*Task goal*: Every line in the data below from the one containing "Rebuild this chart" down to the one containing "12600, 12990, 11420, 10280, 9950, 10350, 10410]", both included, must be retyped exactly; no other line is to appear.

(Code that draws figures)

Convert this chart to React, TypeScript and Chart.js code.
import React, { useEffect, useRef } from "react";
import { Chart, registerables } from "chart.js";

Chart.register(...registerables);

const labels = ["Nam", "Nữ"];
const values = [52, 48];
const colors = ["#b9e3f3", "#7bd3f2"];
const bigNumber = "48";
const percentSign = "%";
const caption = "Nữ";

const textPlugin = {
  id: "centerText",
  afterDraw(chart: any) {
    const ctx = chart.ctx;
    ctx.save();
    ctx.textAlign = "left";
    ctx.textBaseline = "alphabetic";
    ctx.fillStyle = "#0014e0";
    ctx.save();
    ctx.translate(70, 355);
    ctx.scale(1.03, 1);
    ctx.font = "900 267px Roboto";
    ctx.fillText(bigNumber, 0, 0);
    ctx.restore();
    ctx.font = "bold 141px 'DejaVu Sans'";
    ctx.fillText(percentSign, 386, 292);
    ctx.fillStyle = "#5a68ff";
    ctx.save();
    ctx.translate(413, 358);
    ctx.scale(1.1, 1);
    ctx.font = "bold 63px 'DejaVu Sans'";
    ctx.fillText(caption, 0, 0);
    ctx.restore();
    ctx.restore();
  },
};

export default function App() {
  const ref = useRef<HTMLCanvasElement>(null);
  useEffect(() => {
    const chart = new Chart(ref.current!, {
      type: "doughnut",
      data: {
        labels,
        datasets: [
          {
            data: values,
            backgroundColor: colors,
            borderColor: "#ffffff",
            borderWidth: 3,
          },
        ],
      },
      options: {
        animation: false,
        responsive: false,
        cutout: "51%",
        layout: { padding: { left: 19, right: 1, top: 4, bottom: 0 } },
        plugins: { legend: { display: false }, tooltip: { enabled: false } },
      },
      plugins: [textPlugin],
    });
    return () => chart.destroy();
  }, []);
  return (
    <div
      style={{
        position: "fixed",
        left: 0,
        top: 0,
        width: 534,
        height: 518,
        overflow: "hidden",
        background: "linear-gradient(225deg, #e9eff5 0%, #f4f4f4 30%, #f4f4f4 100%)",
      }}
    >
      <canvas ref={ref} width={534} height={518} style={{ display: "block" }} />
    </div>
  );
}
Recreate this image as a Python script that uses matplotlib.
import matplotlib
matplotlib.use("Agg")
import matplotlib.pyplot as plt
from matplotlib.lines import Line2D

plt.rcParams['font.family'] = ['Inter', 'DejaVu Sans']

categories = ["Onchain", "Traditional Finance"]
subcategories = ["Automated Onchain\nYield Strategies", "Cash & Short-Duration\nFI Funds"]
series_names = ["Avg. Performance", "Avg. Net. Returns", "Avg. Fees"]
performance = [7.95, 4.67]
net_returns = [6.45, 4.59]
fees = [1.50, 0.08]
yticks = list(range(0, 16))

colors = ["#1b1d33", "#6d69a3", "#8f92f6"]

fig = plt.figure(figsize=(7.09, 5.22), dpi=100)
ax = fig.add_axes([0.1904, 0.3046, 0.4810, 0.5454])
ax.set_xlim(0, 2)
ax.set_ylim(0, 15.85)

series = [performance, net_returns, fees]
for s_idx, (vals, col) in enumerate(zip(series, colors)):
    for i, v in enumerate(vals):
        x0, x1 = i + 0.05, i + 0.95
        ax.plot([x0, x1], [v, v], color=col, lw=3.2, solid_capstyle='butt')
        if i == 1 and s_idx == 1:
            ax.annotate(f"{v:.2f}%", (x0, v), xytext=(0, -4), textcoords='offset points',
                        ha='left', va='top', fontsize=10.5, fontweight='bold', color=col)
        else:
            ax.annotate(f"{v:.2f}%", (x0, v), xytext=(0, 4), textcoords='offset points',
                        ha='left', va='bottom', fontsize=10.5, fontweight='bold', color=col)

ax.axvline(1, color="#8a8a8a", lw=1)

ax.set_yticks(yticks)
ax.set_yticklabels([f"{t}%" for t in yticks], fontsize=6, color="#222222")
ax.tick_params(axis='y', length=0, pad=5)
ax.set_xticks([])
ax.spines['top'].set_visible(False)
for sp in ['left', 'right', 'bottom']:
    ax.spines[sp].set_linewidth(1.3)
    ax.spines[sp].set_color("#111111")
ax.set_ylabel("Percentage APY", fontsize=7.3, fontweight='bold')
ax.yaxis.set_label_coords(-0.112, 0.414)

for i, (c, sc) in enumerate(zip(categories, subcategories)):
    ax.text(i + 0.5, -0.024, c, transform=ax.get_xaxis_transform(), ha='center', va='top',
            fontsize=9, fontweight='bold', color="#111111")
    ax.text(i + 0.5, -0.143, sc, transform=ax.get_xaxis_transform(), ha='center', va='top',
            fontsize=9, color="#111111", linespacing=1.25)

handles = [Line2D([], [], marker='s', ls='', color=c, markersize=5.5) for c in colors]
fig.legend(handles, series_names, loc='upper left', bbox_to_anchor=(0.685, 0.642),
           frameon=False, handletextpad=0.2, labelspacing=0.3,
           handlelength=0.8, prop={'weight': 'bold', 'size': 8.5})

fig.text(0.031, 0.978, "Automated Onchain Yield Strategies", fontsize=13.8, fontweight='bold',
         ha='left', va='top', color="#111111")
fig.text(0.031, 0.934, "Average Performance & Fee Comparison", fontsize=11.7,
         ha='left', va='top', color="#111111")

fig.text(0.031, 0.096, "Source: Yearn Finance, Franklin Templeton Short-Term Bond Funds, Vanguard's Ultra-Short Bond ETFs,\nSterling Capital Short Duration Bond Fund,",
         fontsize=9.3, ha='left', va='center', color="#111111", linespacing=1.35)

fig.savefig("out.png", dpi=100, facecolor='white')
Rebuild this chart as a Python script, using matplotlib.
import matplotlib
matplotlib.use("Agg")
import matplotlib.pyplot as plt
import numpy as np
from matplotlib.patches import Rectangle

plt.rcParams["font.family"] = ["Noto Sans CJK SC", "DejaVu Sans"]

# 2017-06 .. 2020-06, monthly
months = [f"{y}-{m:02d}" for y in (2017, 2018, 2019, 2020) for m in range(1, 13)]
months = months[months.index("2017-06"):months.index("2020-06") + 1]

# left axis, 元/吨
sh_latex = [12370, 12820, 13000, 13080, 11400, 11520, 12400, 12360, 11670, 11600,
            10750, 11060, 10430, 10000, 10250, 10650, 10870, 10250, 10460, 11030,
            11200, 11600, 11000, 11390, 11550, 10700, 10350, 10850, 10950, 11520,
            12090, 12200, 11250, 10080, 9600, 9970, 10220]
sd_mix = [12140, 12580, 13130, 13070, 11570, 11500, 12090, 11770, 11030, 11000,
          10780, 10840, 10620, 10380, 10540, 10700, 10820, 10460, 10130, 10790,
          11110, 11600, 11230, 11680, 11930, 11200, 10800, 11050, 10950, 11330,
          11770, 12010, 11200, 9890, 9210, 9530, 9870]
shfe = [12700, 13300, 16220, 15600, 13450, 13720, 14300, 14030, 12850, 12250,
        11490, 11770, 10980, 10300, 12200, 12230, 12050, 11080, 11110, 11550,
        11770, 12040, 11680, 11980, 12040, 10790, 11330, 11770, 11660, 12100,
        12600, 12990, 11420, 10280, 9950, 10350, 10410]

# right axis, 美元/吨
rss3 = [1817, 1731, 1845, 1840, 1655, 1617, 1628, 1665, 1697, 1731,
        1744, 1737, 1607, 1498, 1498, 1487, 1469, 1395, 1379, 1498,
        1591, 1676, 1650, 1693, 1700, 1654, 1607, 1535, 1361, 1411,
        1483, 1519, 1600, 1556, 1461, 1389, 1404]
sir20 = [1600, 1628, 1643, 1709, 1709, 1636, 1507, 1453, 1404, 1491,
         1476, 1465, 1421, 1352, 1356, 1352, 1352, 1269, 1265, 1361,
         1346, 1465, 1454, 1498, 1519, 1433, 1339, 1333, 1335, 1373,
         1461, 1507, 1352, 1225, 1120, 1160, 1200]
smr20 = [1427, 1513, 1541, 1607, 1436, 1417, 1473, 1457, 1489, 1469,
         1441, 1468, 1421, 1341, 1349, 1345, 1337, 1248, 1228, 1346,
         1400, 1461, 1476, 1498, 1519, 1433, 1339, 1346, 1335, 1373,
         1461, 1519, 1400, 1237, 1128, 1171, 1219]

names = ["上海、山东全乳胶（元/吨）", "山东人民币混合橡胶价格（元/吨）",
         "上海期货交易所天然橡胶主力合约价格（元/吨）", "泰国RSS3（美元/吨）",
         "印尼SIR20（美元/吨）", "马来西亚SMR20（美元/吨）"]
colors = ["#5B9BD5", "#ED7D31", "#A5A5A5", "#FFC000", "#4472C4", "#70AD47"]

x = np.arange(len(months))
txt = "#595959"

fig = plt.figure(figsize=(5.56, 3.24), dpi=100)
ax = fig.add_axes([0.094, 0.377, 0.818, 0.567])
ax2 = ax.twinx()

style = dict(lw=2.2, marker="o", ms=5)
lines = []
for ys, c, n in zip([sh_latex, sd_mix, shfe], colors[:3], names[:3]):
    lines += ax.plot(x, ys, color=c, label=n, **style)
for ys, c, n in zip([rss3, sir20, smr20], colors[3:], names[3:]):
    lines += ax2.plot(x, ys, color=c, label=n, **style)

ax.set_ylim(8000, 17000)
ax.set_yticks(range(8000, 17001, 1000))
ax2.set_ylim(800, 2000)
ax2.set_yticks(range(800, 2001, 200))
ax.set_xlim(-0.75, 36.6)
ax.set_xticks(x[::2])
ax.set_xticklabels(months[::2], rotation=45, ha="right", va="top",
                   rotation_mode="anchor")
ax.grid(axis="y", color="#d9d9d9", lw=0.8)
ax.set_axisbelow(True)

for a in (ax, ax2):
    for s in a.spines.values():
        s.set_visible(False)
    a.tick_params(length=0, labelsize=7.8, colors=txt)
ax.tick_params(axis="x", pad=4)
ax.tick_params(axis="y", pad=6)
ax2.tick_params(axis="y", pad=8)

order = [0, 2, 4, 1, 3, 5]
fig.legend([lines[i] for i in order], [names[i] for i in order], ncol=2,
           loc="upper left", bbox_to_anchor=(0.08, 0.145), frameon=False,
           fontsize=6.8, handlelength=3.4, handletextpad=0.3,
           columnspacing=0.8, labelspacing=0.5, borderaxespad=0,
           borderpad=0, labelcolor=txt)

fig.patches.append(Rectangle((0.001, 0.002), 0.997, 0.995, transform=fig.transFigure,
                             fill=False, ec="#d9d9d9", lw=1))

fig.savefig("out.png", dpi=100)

*Written answer*:
Rebuild this chart as a Python script, using matplotlib.
import matplotlib
matplotlib.use("Agg")
import matplotlib.pyplot as plt
import numpy as np
from matplotlib.patches import Rectangle

plt.rcParams["font.family"] = ["Noto Sans CJK SC", "DejaVu Sans"]

# 2017-06 .. 2020-06, monthly
months = [f"{y}-{m:02d}" for y in (2017, 2018, 2019, 2020) for m in range(1, 13)]
months = months[months.index("2017-06"):months.index("2020-06") + 1]

# left axis, 元/吨
sh_latex = [12370, 12820, 13000, 13080, 11400, 11520, 12400, 12360, 11670, 11600,
            10750, 11060, 10430, 10000, 10250, 10650, 10870, 10250, 10460, 11030,
            11200, 11600, 11000, 11390, 11550, 10700, 10350, 10850, 10950, 11520,
            12090, 12200, 11250, 10080, 9600, 9970, 10220]
sd_mix = [12140, 12580, 13130, 13070, 11570, 11500, 12090, 11770, 11030, 11000,
          10780, 10840, 10620, 10380, 10540, 10700, 10820, 10460, 10130, 10790,
          11110, 11600, 11230, 11680, 11930, 11200, 10800, 11050, 10950, 11330,
          11770, 12010, 11200, 9890, 9210, 9530, 9870]
shfe = [12700, 13300, 16220, 15600, 13450, 13720, 14300, 14030, 12850, 12250,
        11490, 11770, 10980, 10300, 12200, 12230, 12050, 11080, 11110, 11550,
        11770, 12040, 11680, 11980, 12040, 10790, 11330, 11770, 11660, 12100,
        12600, 12990, 11420, 10280, 9950, 10350, 10410]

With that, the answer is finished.